For our final project, we studies one of the fundamental pieces of calculus: how all curves are made up of many straight tangent lines, specifically in string art. String art itself originally became more popular in the 1970’s when Mary Everest Boole began “curve stitching”. It can be used to create nearly any two dimensional figure or differential function.
There is a more technical vocabulary for some of the things in string art, the tangent lines are called chords and the curved line that the chords form is called the intersection envelope. Above, you can see the chords in blue and the intersection envelope in red.
The simplest of the curves that can be made with string art only uses the positive ends of the x and y axis which puts you in the first quadrant. To make a curved line you must start in the first position on the x axis and the nth position on the y axis. From there you move to n-1 and the x+1 place and continue this process until you wish to stop and you will be left with a curve, as shown below. Depending on how far away the positions are on the x or y axis, the intersection envelope will be either smoother or more edged, in theory the smoothness of the curve is infinite.

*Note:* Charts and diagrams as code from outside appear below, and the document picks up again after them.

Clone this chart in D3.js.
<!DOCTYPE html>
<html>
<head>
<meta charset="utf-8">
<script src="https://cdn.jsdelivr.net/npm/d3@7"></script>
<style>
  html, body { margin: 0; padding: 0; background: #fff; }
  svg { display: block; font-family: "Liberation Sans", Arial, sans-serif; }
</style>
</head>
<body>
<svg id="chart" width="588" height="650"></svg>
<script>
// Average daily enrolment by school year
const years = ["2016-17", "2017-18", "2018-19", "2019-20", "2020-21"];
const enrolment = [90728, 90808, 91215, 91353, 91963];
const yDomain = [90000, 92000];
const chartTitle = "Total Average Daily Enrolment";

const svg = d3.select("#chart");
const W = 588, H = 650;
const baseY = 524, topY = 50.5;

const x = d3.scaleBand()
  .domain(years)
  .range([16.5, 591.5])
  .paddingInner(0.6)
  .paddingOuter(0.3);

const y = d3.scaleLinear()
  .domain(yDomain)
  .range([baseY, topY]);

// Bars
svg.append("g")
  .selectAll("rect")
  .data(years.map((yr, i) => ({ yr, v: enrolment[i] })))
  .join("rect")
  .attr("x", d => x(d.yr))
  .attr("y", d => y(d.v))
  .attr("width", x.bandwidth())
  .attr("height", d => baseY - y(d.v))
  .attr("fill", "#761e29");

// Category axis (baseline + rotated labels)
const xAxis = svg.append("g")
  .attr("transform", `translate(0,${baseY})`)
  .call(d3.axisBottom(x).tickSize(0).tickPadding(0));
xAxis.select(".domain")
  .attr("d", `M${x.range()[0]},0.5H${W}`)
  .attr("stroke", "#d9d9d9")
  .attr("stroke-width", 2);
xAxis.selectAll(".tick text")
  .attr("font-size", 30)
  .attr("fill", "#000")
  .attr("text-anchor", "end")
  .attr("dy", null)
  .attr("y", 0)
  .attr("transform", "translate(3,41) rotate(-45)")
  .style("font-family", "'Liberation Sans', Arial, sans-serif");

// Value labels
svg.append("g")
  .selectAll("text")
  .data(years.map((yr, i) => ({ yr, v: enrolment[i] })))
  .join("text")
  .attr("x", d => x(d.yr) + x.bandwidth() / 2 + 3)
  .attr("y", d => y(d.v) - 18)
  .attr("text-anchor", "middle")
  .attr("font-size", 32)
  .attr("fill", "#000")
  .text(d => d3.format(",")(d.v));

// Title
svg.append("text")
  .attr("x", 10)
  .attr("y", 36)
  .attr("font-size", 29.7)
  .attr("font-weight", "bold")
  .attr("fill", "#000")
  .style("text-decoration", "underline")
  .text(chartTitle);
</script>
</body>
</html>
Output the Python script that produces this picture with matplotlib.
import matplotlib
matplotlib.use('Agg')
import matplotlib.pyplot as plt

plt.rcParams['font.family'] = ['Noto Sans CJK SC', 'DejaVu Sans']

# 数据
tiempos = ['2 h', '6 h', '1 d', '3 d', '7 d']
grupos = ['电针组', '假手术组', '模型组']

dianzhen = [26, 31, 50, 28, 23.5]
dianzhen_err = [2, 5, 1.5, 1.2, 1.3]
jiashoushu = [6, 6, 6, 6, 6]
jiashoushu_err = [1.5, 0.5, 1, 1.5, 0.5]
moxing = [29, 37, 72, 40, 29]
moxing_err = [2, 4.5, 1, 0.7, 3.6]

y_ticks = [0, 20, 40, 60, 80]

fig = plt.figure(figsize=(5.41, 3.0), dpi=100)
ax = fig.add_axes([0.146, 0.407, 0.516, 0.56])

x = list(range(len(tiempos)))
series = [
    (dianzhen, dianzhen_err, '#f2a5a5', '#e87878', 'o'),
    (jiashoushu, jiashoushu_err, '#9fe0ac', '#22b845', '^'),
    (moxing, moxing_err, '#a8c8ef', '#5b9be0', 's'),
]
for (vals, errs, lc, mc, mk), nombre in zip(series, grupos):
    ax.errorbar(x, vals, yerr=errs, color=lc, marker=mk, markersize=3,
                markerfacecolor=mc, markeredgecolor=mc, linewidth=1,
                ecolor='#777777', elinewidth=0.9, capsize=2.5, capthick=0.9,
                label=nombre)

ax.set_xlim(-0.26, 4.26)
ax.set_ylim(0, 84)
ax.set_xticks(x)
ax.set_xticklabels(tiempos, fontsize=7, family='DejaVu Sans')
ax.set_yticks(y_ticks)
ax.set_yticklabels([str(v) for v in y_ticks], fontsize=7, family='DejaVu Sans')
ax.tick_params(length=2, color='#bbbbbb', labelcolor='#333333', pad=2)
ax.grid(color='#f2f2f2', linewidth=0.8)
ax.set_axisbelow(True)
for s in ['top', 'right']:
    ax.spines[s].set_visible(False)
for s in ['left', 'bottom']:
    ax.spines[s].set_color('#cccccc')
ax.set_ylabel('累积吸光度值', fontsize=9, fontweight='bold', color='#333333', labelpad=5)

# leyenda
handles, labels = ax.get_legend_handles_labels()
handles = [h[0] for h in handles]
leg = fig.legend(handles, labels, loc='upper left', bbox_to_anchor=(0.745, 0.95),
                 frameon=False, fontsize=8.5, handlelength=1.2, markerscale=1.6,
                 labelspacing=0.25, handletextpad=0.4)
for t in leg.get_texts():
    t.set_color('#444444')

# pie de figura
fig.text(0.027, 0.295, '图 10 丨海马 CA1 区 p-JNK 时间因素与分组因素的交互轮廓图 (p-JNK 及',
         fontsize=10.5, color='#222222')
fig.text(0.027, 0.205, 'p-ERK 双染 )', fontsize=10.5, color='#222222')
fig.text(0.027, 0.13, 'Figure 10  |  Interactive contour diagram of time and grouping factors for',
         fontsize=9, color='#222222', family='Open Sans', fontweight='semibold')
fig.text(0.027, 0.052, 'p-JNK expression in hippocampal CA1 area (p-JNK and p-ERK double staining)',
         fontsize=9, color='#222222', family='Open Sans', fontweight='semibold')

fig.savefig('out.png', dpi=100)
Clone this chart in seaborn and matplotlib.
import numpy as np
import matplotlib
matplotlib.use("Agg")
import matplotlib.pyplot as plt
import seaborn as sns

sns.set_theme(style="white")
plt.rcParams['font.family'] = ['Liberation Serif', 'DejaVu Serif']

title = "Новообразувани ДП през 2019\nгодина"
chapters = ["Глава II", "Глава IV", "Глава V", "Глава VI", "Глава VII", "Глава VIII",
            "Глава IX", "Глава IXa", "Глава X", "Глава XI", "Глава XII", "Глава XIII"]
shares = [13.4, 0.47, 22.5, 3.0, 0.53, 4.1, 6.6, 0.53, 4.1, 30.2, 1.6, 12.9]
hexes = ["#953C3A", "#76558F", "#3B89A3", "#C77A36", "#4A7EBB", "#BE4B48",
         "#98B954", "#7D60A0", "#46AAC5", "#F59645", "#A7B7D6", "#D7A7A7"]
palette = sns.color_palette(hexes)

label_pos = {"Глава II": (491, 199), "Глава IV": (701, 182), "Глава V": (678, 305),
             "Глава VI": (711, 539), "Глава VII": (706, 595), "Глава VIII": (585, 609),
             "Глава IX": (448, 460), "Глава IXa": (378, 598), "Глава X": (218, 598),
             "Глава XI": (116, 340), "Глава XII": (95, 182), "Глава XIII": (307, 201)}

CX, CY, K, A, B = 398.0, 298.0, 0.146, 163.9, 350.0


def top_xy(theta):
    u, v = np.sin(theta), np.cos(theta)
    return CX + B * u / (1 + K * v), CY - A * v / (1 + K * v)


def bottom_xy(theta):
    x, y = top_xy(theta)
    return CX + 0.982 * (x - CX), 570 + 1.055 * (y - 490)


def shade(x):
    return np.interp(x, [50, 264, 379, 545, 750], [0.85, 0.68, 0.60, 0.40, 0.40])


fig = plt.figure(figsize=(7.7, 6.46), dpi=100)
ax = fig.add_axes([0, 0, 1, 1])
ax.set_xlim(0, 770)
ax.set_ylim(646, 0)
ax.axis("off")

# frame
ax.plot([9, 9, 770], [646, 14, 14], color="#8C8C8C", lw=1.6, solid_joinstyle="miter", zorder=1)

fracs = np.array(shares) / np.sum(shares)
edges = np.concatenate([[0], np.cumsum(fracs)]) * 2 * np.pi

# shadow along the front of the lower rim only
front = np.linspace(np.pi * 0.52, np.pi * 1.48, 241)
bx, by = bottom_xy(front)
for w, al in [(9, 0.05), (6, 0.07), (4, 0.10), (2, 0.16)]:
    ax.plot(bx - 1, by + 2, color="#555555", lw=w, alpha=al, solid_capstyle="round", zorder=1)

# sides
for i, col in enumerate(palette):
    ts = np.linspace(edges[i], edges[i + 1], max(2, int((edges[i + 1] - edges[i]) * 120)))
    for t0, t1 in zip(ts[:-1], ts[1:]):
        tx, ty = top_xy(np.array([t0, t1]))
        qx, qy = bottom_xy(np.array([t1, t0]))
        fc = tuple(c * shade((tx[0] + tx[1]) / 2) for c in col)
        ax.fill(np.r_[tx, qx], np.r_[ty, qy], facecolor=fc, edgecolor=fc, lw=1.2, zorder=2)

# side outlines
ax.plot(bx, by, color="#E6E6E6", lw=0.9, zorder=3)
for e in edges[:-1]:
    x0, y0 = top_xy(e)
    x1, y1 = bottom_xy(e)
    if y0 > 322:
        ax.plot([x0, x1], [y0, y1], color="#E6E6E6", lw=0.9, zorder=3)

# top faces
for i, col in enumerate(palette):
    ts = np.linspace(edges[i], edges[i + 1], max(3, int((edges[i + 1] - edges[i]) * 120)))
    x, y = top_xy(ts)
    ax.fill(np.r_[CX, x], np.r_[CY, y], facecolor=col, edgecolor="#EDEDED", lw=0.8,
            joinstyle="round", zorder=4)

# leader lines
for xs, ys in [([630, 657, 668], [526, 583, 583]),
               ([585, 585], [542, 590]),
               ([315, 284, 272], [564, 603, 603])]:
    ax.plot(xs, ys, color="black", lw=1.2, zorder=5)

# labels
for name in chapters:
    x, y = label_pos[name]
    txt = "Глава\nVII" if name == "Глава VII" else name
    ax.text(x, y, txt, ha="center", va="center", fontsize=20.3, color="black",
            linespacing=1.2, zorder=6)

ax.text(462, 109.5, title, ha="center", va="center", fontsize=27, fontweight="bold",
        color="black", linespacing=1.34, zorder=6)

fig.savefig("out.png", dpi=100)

Also, it is possible to make the curve wider or thinner by changing the angle of the axis.
Further, derivatives can be used to form a circle using a series of straight lines.
String art itself is made up of many Bezier curves. Bezier curves are lines that start and end at two different points but are also attracted to other points although they never touch them. The points that the lines are attracted to but never touch are called “control points”. There are three main degrees of Bezier curves, as shown below, but the one most common in string art is degree 1.
String art is more than just a pretty project with some math to pass the time however. Suspension bridges, such as the Jerusalem Chords Bridge that is shown below, use the same math so that the weight of the bridge is distributed towards the top so that the bridge can hold massive amounts of weight.
The math behind string art can be found in many aspects of many day life, whether it is a fun pass time, holding up a bridge, the curves in letters or something else entirely.